If a company has a problem, Adventec will solve it. And without those pesky men in suits to foul up the process.
He knows bad business
“A lot of what I learned as a business manager has been by seeing things done wrong,” says Campbell, who from 1981 to 1993 worked for TRW Transportation Electronics, progressing to director of operations of their vertically integrated Stoney Creek, Ontario, facility.
But, as he laments, during the late 1980s, “this cult of MBAs took over, thinking they didn’t need to walk the shop floor because they came from great business schools and could move numbers around on a spreadsheet to model real life. Unfortunately, it’s not that simple and with their mission focused on maximizing short-term profitability, the easiest way to accomplish that was to move to Mexico, and that’s what they did, as did many other multinationals. I was thinking that if their mission was to maximize growth and profitability, they’d ultimately take out their own customers since one’s got to have income to buy a car.”
Campbell would turn out the lights at that plant in 1993. Though around 250 men and women would lose their jobs, he was fortunate enough to land a position as director of operations, carrying out the North American business launch for FCI from 1994 to 1995, before moving on to vice president and general manager of Polymer Technologies from 1996 to 1999.
Confident and adventurous, one year later he’d start Adventec where “linking innovation to execution” is a motto as well as their modus operandi.

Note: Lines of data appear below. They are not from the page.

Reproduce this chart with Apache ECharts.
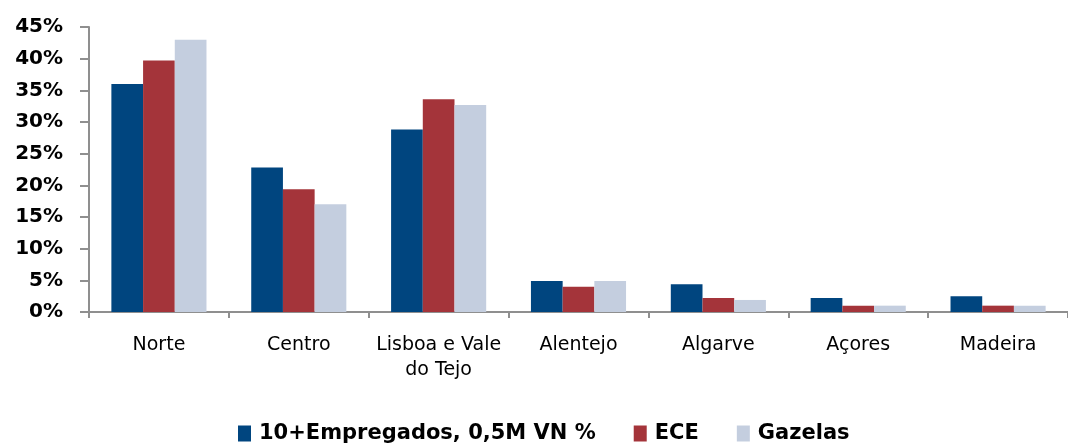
<!DOCTYPE html>
<html>
<head>
<meta charset="utf-8">
<script src="https://cdn.jsdelivr.net/npm/echarts@6/dist/echarts.min.js"></script>
<style>
html,body{margin:0;padding:0;background:#fff;}
#c{width:1068px;height:445px;}
</style>
</head>
<body>
<div id="c"></div>
<script>
var categories = ['Norte', 'Centro', 'Lisboa e Vale\ndo Tejo', 'Alentejo', 'Algarve', 'Açores', 'Madeira'];
var seriesNames = ['10+Empregados, 0,5M VN %', 'ECE', 'Gazelas'];
var empregados = [36.0, 22.8, 28.8, 4.9, 4.4, 2.2, 2.5];
var ece = [39.7, 19.4, 33.6, 4.0, 2.2, 1.0, 1.0];
var gazelas = [43.0, 17.0, 32.7, 4.9, 1.9, 1.0, 1.0];
var colors = ['#00457F', '#A4343A', '#C4CEDF'];

var chart = echarts.init(document.getElementById('c'), null, {renderer: 'canvas'});
var axisColor = '#8f8f8f';
chart.setOption({
  animation: false,
  color: colors,
  grid: {left: 89, right: 0, top: 27, bottom: 133, containLabel: false},
  legend: {
    data: seriesNames,
    left: 233,
    top: 418,
    icon: 'rect',
    itemWidth: 13,
    itemHeight: 16,
    itemGap: 38,
    textStyle: {fontFamily: 'DejaVu Sans', fontWeight: 'bold', fontSize: 21, color: '#000', padding: [0, 0, 0, 3]}
  },
  xAxis: {
    type: 'category',
    data: categories,
    axisLine: {lineStyle: {color: axisColor, width: 2}},
    axisTick: {show: true, length: 6, lineStyle: {color: axisColor, width: 2}},
    axisLabel: {interval: 0, margin: 21, fontFamily: 'DejaVu Sans', fontSize: 19, lineHeight: 25, color: '#000'}
  },
  yAxis: {
    type: 'value', min: 0, max: 45, interval: 5,
    splitLine: {show: false},
    axisLine: {show: true, lineStyle: {color: axisColor, width: 2}},
    axisTick: {show: true, length: 9, lineStyle: {color: axisColor, width: 2}},
    axisLabel: {formatter: '{value}%', margin: 26, fontFamily: 'DejaVu Sans', fontWeight: 'bold', fontSize: 20, color: '#000'}
  },
  series: [
    {name: seriesNames[0], type: 'bar', data: empregados, barGap: '0%', barCategoryGap: '32%'},
    {name: seriesNames[1], type: 'bar', data: ece, barGap: '0%', barCategoryGap: '32%'},
    {name: seriesNames[2], type: 'bar', data: gazelas, barGap: '0%', barCategoryGap: '32%'}
  ]
});
</script>
</body>
</html>
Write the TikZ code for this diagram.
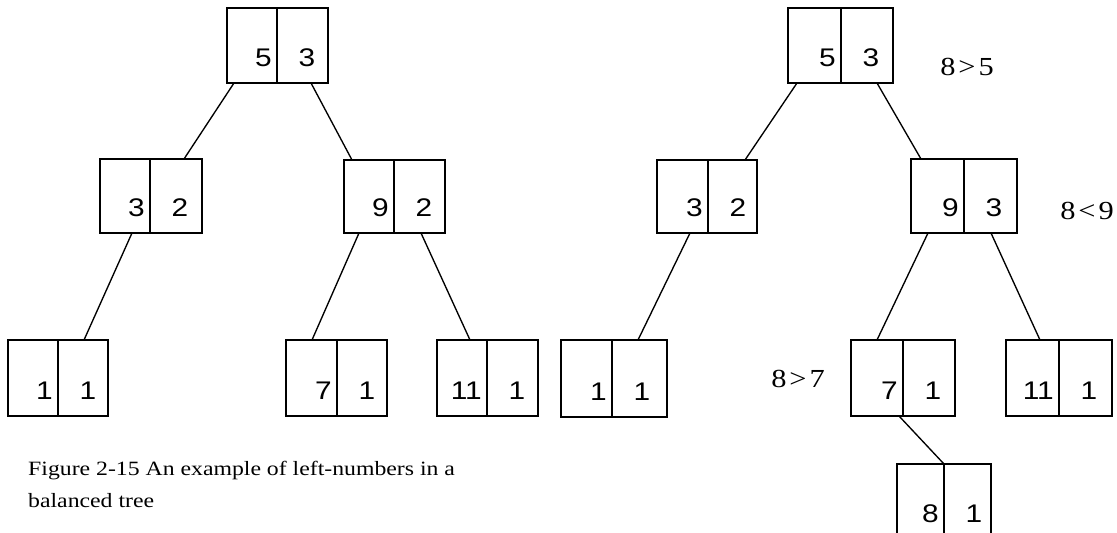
\documentclass[tikz,border=0pt]{standalone}
\usepackage{fontspec}
\setmainfont{Liberation Serif}
\newfontfamily\numfont{Liberation Sans}
\usetikzlibrary{fit}
\newcommand\sx[1]{\scalebox{1.17}[1]{#1}}
% #1 name, #2 left, #3 top, #4 right, #5 bottom, #6 divider x, #7 left number, #8 right number
\newcommand\tbox[8]{%
  \node[cellbox, fit={(#2,#3) (#4,#5)}] (#1) {};
  \draw[edge] (#6,#3) -- (#6,#5);
  \node[num, anchor=base east] (#1-l) at (#6-5,#5-17) {\sx{#7}};
  \node[num, anchor=base] (#1-r) at (#6+30,#5-17) {\sx{#8}};
}
\begin{document}
\begin{tikzpicture}[x=1pt,y=-1pt,
  cellbox/.style={draw, line width=1.35pt, inner sep=0pt, outer sep=0pt},
  edge/.style={line width=1.35pt},
  num/.style={font=\numfont\fontsize{25.5}{27}\selectfont, inner sep=0pt},
  cmp/.style={font=\fontsize{26}{28}\selectfont, inner sep=0pt},
  captext/.style={font=\fontsize{20.3}{24}\selectfont, inner sep=0pt, anchor=base west}]
\useasboundingbox (0,0) rectangle (1117,533);
\clip (0,0) rectangle (1117,533);
% left tree
\tbox{A}{227}{8}{328}{83}{277}{5}{3}
\tbox{B}{100}{159}{202}{233}{150}{3}{2}
\tbox{C}{344}{160}{445}{233}{394}{9}{2}
\tbox{D}{8}{340}{108}{416}{58}{1}{1}
\tbox{E}{286}{340}{387}{416}{337}{7}{1}
\tbox{F}{437}{340}{538}{416}{487}{11}{1}
\draw[edge] ([xshift=7pt]A.south west) -- ([xshift=84pt]B.north west);
\draw[edge] ([xshift=84pt]A.south west) -- ([xshift=8pt]C.north west);
\draw[edge] ([xshift=32pt]B.south west) -- ([xshift=76pt]D.north west);
\draw[edge] ([xshift=15pt]C.south west) -- ([xshift=26pt]E.north west);
\draw[edge] ([xshift=77pt]C.south west) -- ([xshift=33pt]F.north west);
% right tree
\tbox{P}{788}{8}{893}{83}{841}{5}{3}
\tbox{Q}{657}{160}{757}{233}{708}{3}{2}
\tbox{R}{911}{159}{1017}{233}{964}{9}{3}
\tbox{S}{561}{340}{667}{417}{612}{1}{1}
\tbox{T}{851}{340}{955}{416}{903}{7}{1}
\tbox{U}{1006}{340}{1112}{416}{1059}{11}{1}
\tbox{V}{897}{464}{991}{539}{944}{8}{1}
\draw[edge] ([xshift=9pt]P.south west) -- ([xshift=88pt]Q.north west);
\draw[edge] ([xshift=89pt]P.south west) -- ([xshift=10pt]R.north west);
\draw[edge] ([xshift=33pt]Q.south west) -- ([xshift=77pt]S.north west);
\draw[edge] ([xshift=17pt]R.south west) -- ([xshift=26pt]T.north west);
\draw[edge] ([xshift=80pt]R.south west) -- ([xshift=34pt]U.north west);
\draw[edge] ([xshift=48pt]T.south west) -- ([xshift=47pt]V.north west);
% comparisons
\node[cmp] (c1) at (967,67) {\sx{8\kern2.5pt>\kern2.5pt5}};
\node[cmp] (c2) at (1087,211) {\sx{8\kern2.5pt<\kern2.5pt9}};
\node[cmp] (c3) at (798,379) {\sx{8\kern2.5pt>\kern2.5pt7}};
% caption
\node[captext] (cap1) at (28,475) {\sx{Figure 2-15 An example of left-numbers in a}};
\node[captext] (cap2) at (28,507) {\sx{balanced tree}};
\end{tikzpicture}
\end{document}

He’s got 120 employees running on a 24/7 basis, of whom one-third are either engineers or tech grads, many hired right out of university and placed in production where they can learn Adventec from the ground up.
“We provide the opportunity to take theoretical knowledge and apply it in a high-tech environment on a day-to-day basis,” Campbell says. “You see the cream rise to the top.”
Multicultural cream at that. While Campbell detests China’s business model—”a vacuum cleaner for sucking up intellectual properties”—his workforce is truly multicultural, a matter of considerable pride for the entire team, including many from China.
“Walk through my plant and it’s like the United Nations,” he says. “It’s a warm and welcoming environment for new Canadians from everywhere.”
In order to accelerate and emphasize their focus on continuous improvement, Campbell just made a big investment in formal problem-solving training for his team, working with Dr. Min Basadur, founder of a problem-solving method known as Simplexity. “Min has dedicated his professional life in industry and academia to transitioning problem solving from a black art to a disciplined process that provides a means to engage an entire group to focusing on problem solving, continuous improvement, and challenging the status quo.”
All of which are key elements to fueling innovation while simultaneously providing opportunities for personal and professional growth of the employee.
“I’m a dyed-in-the-wool capitalist,” Campbell says. But our firm isn’t just about enriching shareholders.” Our mission is to succeed in the markets we serve by valuing our employees, partnering with our customers and suppliers, fostering a commitment to excellence, and recognizing our responsibility as a company to contribute meaningfully to the betterment of our community, society and the environment.”